The newly introduced Field Level Encryption (FLE), which will be available in the upcoming MongoDB 4.2 release, is an end-to-end encryption feature that encrypts and decrypts sensitive users’ data on the client-side, preventing hackers from accessing plaintext data even if the database instance left exposed online or the server itself gets compromised.
Almost every website, app, and service on the Internet today usually encrypt (particularly “hashing”) only users’ passwords before storing them into the databases, but unfortunately left other sensitive information unencrypted, including users’ online activity data and their personal information.
Moreover, even if there is an encryption mechanism to store data securely on the server, the private keys to unlock it and decryption operation also remain available on the server, which if get compromised, can be used by hackers to decrypt the data.
“With the rigor required by compliance to modern legal requirements, there comes the new need to ingest, query and store encrypted data securely in the database without the database having the ability to read it,” the company says.
In other words, the cloud providers or administrators who have access to the database server itself can also access users’ data—unencrypted or even server-side encrypted—without requiring any privilege from the clients.
MongoDB’s Client-Side Field Level Encryption
However, MongoDB’s new field-level encryption allows websites to solve this issue quickly as it does not involve performing cryptographic operations or storing encryption keys on the server.
Instead, FLE is a transparent client-side mechanism that relies on the MongoDB client library to act as a driver and handles the encryption and decryption operations on the users’ devices to protect specific fields in a document against everyone except the user.
That means a specific chunk of encrypted data stored on an application’s server can only be decrypted and accessed on the client-side using the right key/password which only belongs to the user.
“With this option, the server has no knowledge of the fields being encrypted. All the encryption and decryption is done at the driver level,” the company said.
“It’s the driver that when it sees an encrypted field is involved in a write or query command, gets appropriate keys from the key manager, encrypts the data, and sends it to the server.”
“The server then only sees ciphertext and has no knowledge of the keys.
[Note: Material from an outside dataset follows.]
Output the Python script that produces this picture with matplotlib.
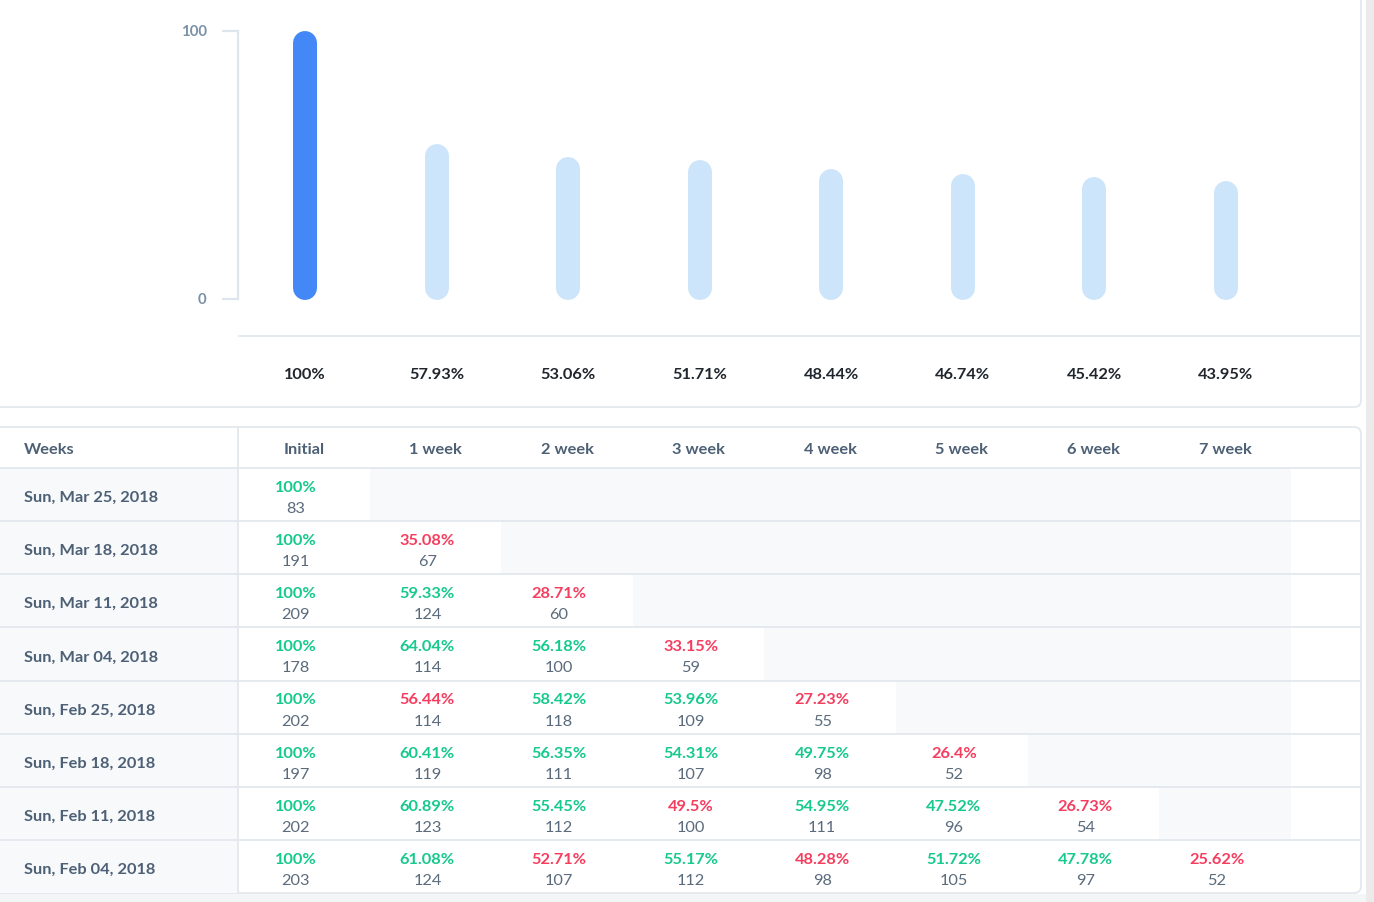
import matplotlib
matplotlib.use("Agg")
import matplotlib.pyplot as plt
from matplotlib.patches import FancyBboxPatch, Rectangle

# ---------------- data ----------------
period_labels = ["Initial", "1 week", "2 week", "3 week", "4 week", "5 week", "6 week", "7 week"]
overall_retention = [100, 57.93, 53.06, 51.71, 48.44, 46.74, 45.42, 43.95]
axis_ticks = [0, 100]

cohort_dates = ["Sun, Mar 25, 2018", "Sun, Mar 18, 2018", "Sun, Mar 11, 2018", "Sun, Mar 04, 2018",
                "Sun, Feb 25, 2018", "Sun, Feb 18, 2018", "Sun, Feb 11, 2018", "Sun, Feb 04, 2018"]
cohort_pct = [
    [100],
    [100, 35.08],
    [100, 59.33, 28.71],
    [100, 64.04, 56.18, 33.15],
    [100, 56.44, 58.42, 53.96, 27.23],
    [100, 60.41, 56.35, 54.31, 49.75, 26.4],
    [100, 60.89, 55.45, 49.5, 54.95, 47.52, 26.73],
    [100, 61.08, 52.71, 55.17, 48.28, 51.72, 47.78, 25.62],
]
cohort_counts = [
    [83],
    [191, 67],
    [209, 124, 60],
    [178, 114, 100, 59],
    [202, 114, 118, 109, 55],
    [197, 119, 111, 107, 98, 52],
    [202, 123, 112, 100, 111, 96, 54],
    [203, 124, 107, 112, 98, 105, 97, 52],
]

# ---------------- style ----------------
FONT = ["Lato", "DejaVu Sans"]
plt.rcParams["font.family"] = FONT
W, H = 1374, 902
DARK_BAR = "#4388f6"
LIGHT_BAR = "#cde5fa"
LINE = "#e3e8ee"
CELL_GRAY = "#f7f9fb"
GREEN = "#16c98c"
RED = "#f53e5f"
SLATE = "#4d6075"
COUNT = "#5b6b7c"
LABEL_DARK = "#20262e"
TICK = "#7b91a7"
FS = 11.8
WT = "bold"


def fr(left, top, right, bottom):
    return [left / W, 1 - bottom / H, (right - left) / W, (bottom - top) / H]


fig = plt.figure(figsize=(W / 100, H / 100), dpi=100)
fig.patch.set_facecolor("white")

# background / cards
bg = fig.add_axes([0, 0, 1, 1])
bg.set_xlim(0, W)
bg.set_ylim(H, 0)
bg.axis("off")
bg.add_patch(Rectangle((1366, 0), 8, H, facecolor="#ebebeb", edgecolor="none"))
bg.add_patch(Rectangle((0, 894), 1366, 8, facecolor="#f4f5f7", edgecolor="none"))
for (y0, y1) in [(-20, 407), (427, 893)]:
    bg.add_patch(FancyBboxPatch((-20, y0), 1381, y1 - y0,
                                boxstyle="round,pad=0,rounding_size=7",
                                facecolor="white", edgecolor=LINE, linewidth=1.3))

# ---------------- bar chart ----------------
px_per_unit = 2.68
zero_px = 299
ax = fig.add_axes(fr(238, 0, 1361, 407))
ax.set_xlim(-0.51, 8.03)
ax.set_ylim((zero_px - 407) / px_per_unit, zero_px / px_per_unit)
ax.patch.set_alpha(0)
for s in ["top", "right", "bottom"]:
    ax.spines[s].set_visible(False)
ax.spines["left"].set_bounds(0, 100)
ax.spines["left"].set_color("#dfe5ec")
ax.spines["left"].set_linewidth(1.6)
ax.set_xticks([])
ax.set_yticks(axis_ticks)
ax.tick_params(axis="y", length=11.5, width=1.6, color="#dfe5ec", pad=11,
               labelcolor=TICK, labelsize=10.8)
ax.set_yticklabels([str(t) for t in axis_ticks], fontweight="bold", fontsize=10.8, color=TICK)

cap = 12 / px_per_unit
for i, v in enumerate(overall_retention):
    ax.plot([i, i], [cap - 1 / px_per_unit, v - cap], color=DARK_BAR if i == 0 else LIGHT_BAR,
            linewidth=24 * 0.72, solid_capstyle="round")
    ax.text(i, (zero_px - 375) / px_per_unit, f"{v:g}%", ha="center", va="center",
            fontsize=FS, fontweight=WT, color=LABEL_DARK)
ax.axhline((zero_px - 336) / px_per_unit, color=LINE, linewidth=1.3)

# ---------------- table ----------------
col_w = 131.6
row_h = 53.125
tb = fig.add_axes(fr(0, 427, 1361, 893))
x_left = -238 / col_w
tb.set_xlim(x_left, (1361 - 238) / col_w)
head = -41 / row_h
tb.set_ylim(len(cohort_dates), head)
tb.axis("off")
tb.patch.set_alpha(0)

n_rows = len(cohort_dates)
n_cols = len(period_labels)
# gray backgrounds
tb.add_patch(Rectangle((x_left, 0), -x_left, n_rows, facecolor=CELL_GRAY, edgecolor="none"))
for r in range(n_rows):
    filled = len(cohort_pct[r])
    if filled < n_cols:
        tb.add_patch(Rectangle((filled, r), n_cols - filled, 1, facecolor=CELL_GRAY, edgecolor="none"))

# grid lines
tb.hlines(range(0, n_rows), x_left, (1361 - 238) / col_w, color=LINE, linewidth=1.3)
tb.vlines(0, head, n_rows, color=LINE, linewidth=1.3)

dy = 2 / row_h
# header
tb.text(x_left + 24 / col_w, head + 21 / row_h + dy, "Weeks", ha="left", va="center",
        fontsize=FS, fontweight=WT, color=SLATE)
for c, lab in enumerate(period_labels):
    tb.text(c + 0.5, head + 21 / row_h + dy, lab, ha="center", va="center",
            fontsize=FS, fontweight=WT, color=SLATE)

# rows
for r, date in enumerate(cohort_dates):
    tb.text(x_left + 24 / col_w, r + 28 / row_h + dy, date, ha="left", va="center",
            fontsize=FS, fontweight=WT, color=SLATE)
    for c, (p, n) in enumerate(zip(cohort_pct[r], cohort_counts[r])):
        col = GREEN if p >= overall_retention[c] else RED
        cx = c + 0.5 - 8 / col_w
        tb.text(cx, r + 18 / row_h + dy, f"{p:g}%", ha="center", va="center",
                fontsize=FS, fontweight=WT, color=col)
        tb.text(cx, r + 39 / row_h + dy, f"{n}", ha="center", va="center",
                fontsize=FS, color=COUNT)

fig.savefig("out.png", dpi=100)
When results are returned from the server, that ciphertext is sent by the server to the driver, and it’s there that the driver, which already has the keys, decrypts it.”
For now, MongoDB is only compatible with the AWS Key Management Service (KMS) service to make it easier for users to create and manage their keys to control the use of encryption across a service.
However, the company will soon make it compatible with Microsoft Azure Key Vault and Google Cloud services as well.
It should also be noted that MongoDB’s field-level encryption doesn’t prevent a data breach, but blocks hackers from accessing the sensitive data in plaintext when it is stolen, thus mitigating the risk.
In worst case scenarios, attackers can access limited data of only those targeted users whose systems somehow get compromised and leak the encryption key to the attackers.